COPL Confident on OPL 226 Drilling Licence Extension in Nigeria
…Says delay is due to COVID-19
Canadian Overseas Petroleum Limited (COPL), an international oil and gas exploration and development company focused on sub-Saharan Africa, has expressed confidence that it will receive confirmation of its exploration licence extension during Q4 2020.
In an update yesterday to investors on its drilling extension for OPL226, the company said it had on 4th August 2020, announced that shareholders of the Nigerian Affiliate had executed definitive agreements to resolve their disputes.

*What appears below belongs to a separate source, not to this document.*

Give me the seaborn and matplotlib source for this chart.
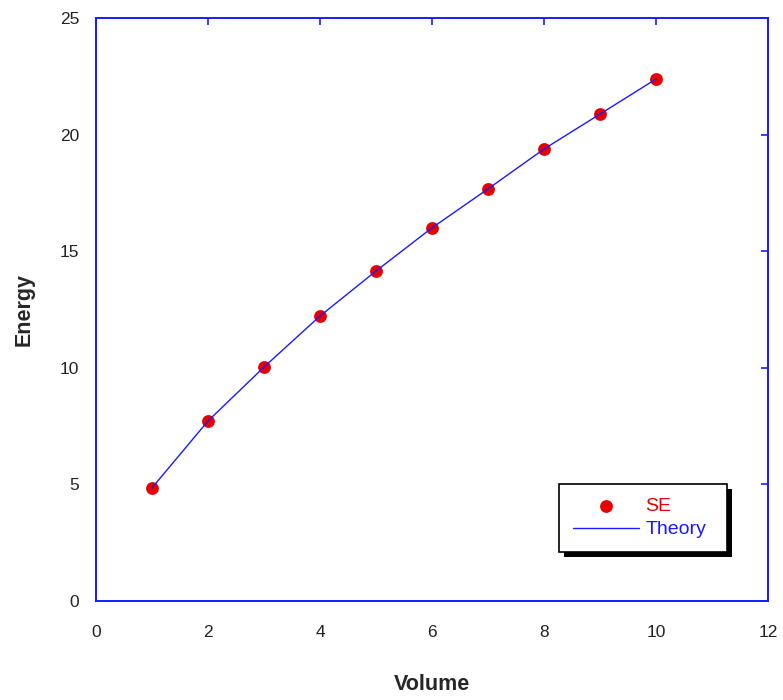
import matplotlib
matplotlib.use("Agg")
import matplotlib.pyplot as plt
import matplotlib.patches as mpatches
from matplotlib.transforms import IdentityTransform
import seaborn as sns
import pandas as pd

# Measured energy at each volume and the theory curve through the same points
volume = [1, 2, 3, 4, 5, 6, 7, 8, 9, 10]
energy_se = [4.85, 7.72, 10.03, 12.22, 14.15, 16.0, 17.67, 19.38, 20.88, 22.38]
energy_theory = [4.85, 7.72, 10.03, 12.22, 14.15, 16.0, 17.67, 19.38, 20.88, 22.38]
x_ticks = [0, 2, 4, 6, 8, 10, 12]
y_ticks = [0, 5, 10, 15, 20, 25]

df = pd.DataFrame({"Volume": volume, "SE": energy_se, "Theory": energy_theory})

sns.set_theme(style="white")
plt.rcParams["font.family"] = ["Liberation Sans", "DejaVu Sans"]

fig = plt.figure(figsize=(7.83, 7.00), dpi=100)
ax = fig.add_axes([0.1226, 0.1414, 0.8582, 0.8329])

blue = "#1a1aff"
red = "#e60000"

sns.scatterplot(data=df, x="Volume", y="SE", ax=ax, color=red, s=85,
                marker="o", edgecolor=red, linewidth=0, label="SE", zorder=2)
sns.lineplot(data=df, x="Volume", y="Theory", ax=ax, color=blue,
             linewidth=1.0, label="Theory", zorder=3)

ax.set_xlim(0, 12)
ax.set_ylim(0, 25)
ax.set_xticks(x_ticks)
ax.set_yticks(y_ticks)
ax.tick_params(axis="both", direction="in", length=5, width=1.2, color=blue,
               labelsize=12.5, labelcolor="#222222", top=True, right=True)
ax.tick_params(axis="x", pad=17)
ax.tick_params(axis="y", pad=12)
for sp in ax.spines.values():
    sp.set_color(blue)
    sp.set_linewidth(1.4)

ax.set_xlabel("Volume", fontsize=15.5, fontweight="bold", labelpad=25)
ax.set_ylabel("Energy", fontsize=15.5, fontweight="bold", labelpad=18)

leg = ax.legend(loc="lower left", bbox_to_anchor=(0.689, 0.084, 0.25, 0.12),
                mode="expand", frameon=True, fancybox=False, shadow=False,
                framealpha=1.0, edgecolor="black", facecolor="white",
                fontsize=14, handlelength=3.4, borderpad=0.7,
                labelspacing=0.3, handletextpad=0.35, borderaxespad=0)
leg.get_frame().set_linewidth(1.2)
leg.set_zorder(10)
for txt, col in zip(leg.get_texts(), [red, blue]):
    txt.set_color(col)

# Solid drop shadow behind the legend box
fig.canvas.draw()
bb = leg.get_frame().get_window_extent()
shadow = mpatches.Rectangle((bb.x0 + 5, bb.y0 - 5), bb.width, bb.height,
                            transform=IdentityTransform(), facecolor="black",
                            edgecolor="none", zorder=9)
ax.add_artist(shadow)

fig.savefig("out.png", dpi=100)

“Completion of this agreement is subject to the Nigerian National Petroleum Corporation (NNPC) granting an extension of the exploration period under the OPL 226 PSC beyond 30th September 2020,” Arthur Millholland, President and CEO, said in update.
In the operations update, the president informed that the Nigerian Affiliate applied for this extension in early June 2020 and subsequently held a number of constructive meetings with the NNPC post application.
“No notice of termination has been received by COPL’s Nigerian Affiliate, which under the terms of the PSC would need to be issued sixty days before the 30th September 2020 expiry date,” the COPL CEO said.
He further confirmed that the two previous extensions to the drilling license at OPL 226 were received by the Nigerian Affiliate post the previous expiration dates.
The president said in the statement that COPL appreciates the fact that COVID-19 restrictions are creating delays within the NNPC.
“Once COPL’s Nigerian Affiliate has received formal confirmation of PSC extension and its terms, the Affiliate will set out its forward operation schedule. The Company will continue to keep the market up to date with its progress.
“We understand that the length of time that has passed since the process for the extension of the OPL 226 PSC started has caused concern among some shareholders and market participants.
“The COVID-19 situation has caused most governments globally to react to protect their organs of government as well as their citizens through restrictions on meetings or gatherings to air travel.
“This is true for Canada and the United Kingdom as well as for Nigeria. To date we have only had constructive conversations with NNPC, so we believe this delay is due to COVID-19 bureaucracy pressures. Our Company, through ShoreCan and the other shareholder of the Nigerian Affiliate, continues to be confident in the process and its outcome,” he said.